Aber in der Bildung wird vermutlich kein Geld zu holen sein, da kommt es eher darauf an, dass die 8 Milliarden des Unterrichtsbudgets auch bei den Schülern ankommen.

Was die Gegenfinanzierung von 1,9 Milliarden Euro aus der Betrugsbekämpfung betrifft, ist Schelling - trotz sehr vieler Unkenrufe von Experten und Opposition - sicher, sie heben zu können.

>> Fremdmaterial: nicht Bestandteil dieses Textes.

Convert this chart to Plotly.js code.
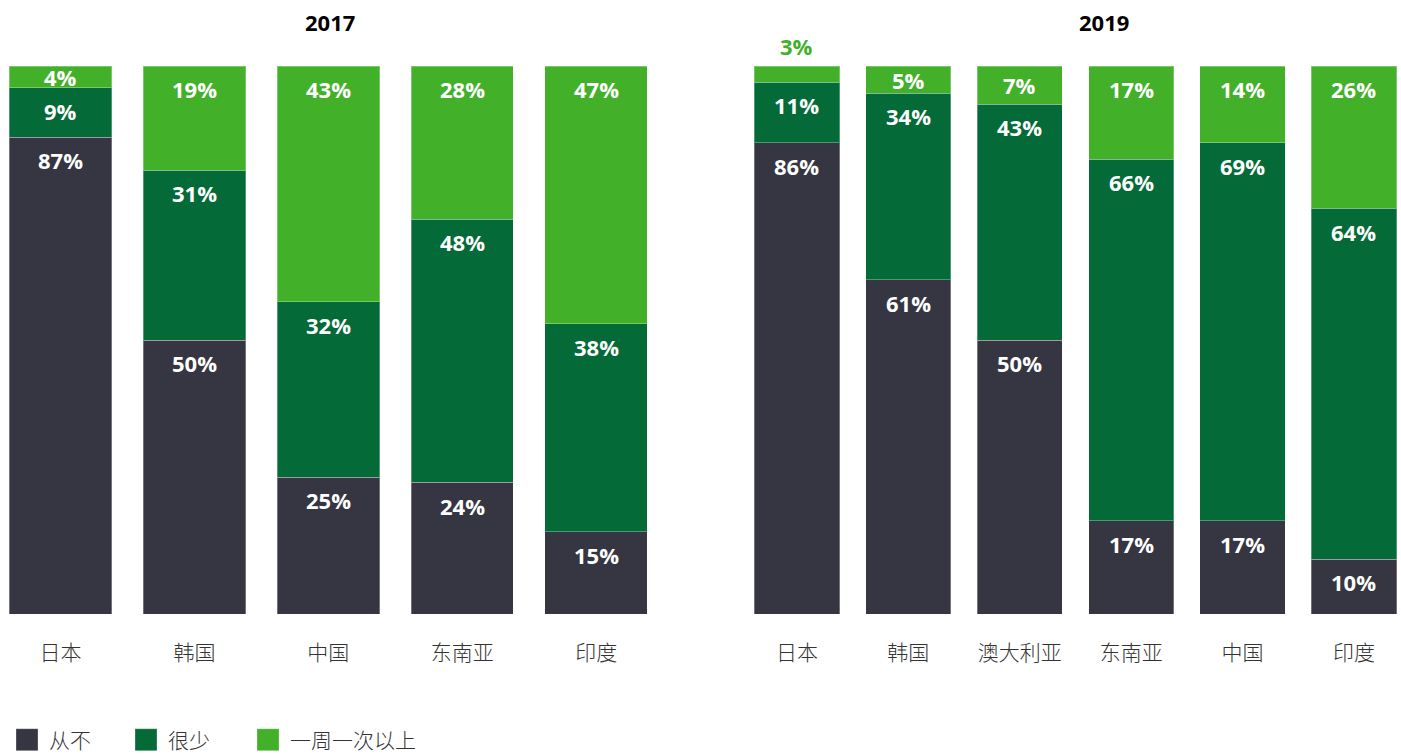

Dazu würden 500 neue Mitarbeiter eingestellt.

Höhere Steuer als eingepreist

Am Mittwoch eröffnete der Chef der s-Bausparkasse, Josef Schmidinger, dass der Finanzminister von anderer Seite sogar mehr zu erwarten hätte, als veranschlagt. Mit der neuen Grunderwerbsteuer verteuert die Regierung nämlich das Schenken und Erben von Immobilien. "Ich schätze, das wird über 300 Millionen Euro bringen", sagte Schmidinger. Die Regierung schätzt 35 Millionen.

"Ein durchschnittliches Einfamilienhaus kostet heute 250.000 bis 300.000 Euro und in diesem Bereich greift der Fiskus zu", argumentierte Schmidinger. Die Umstellung der Steuerbemessungsgrundlage vom weitaus billigeren Einheitswert aus den 70er-Jahren auf den tatsächlichen Verkehrswert (Marktwert) einer Immobilie soll laut Regierung 35 Millionen Euro pro Jahr einspielen. Dieser angegebene Wert sei "weit untertrieben", so Schmidinger. "Ich nehme an, dass 85 Prozent der Fälle mehr Steuern bezahlen werden."

Beim Erben und Schenken von Immobilien im Familienverband war bisher ein ermäßigter Grunderwerbsteuersatz von 2 Prozent auf den dreifachen Einheitswert aus den 70er-Jahren fällig. Künftig gilt der aktuelle Marktwert der Immobilie als Basis. Bis zu einem Wert von 250.000 Euro sind laut Neuregelung 0,5 Prozent (bisher 2 Prozent) Grunderwerbsteuer fällig, bis zu 400.000 Euro 2 Prozent und über 400.000 Euro 3,5 Prozent. Ab einem Marktwert der Immobilie über 400.000 Euro erhöht sich der Steuersatz von derzeit 2 auf 3,5 Prozent.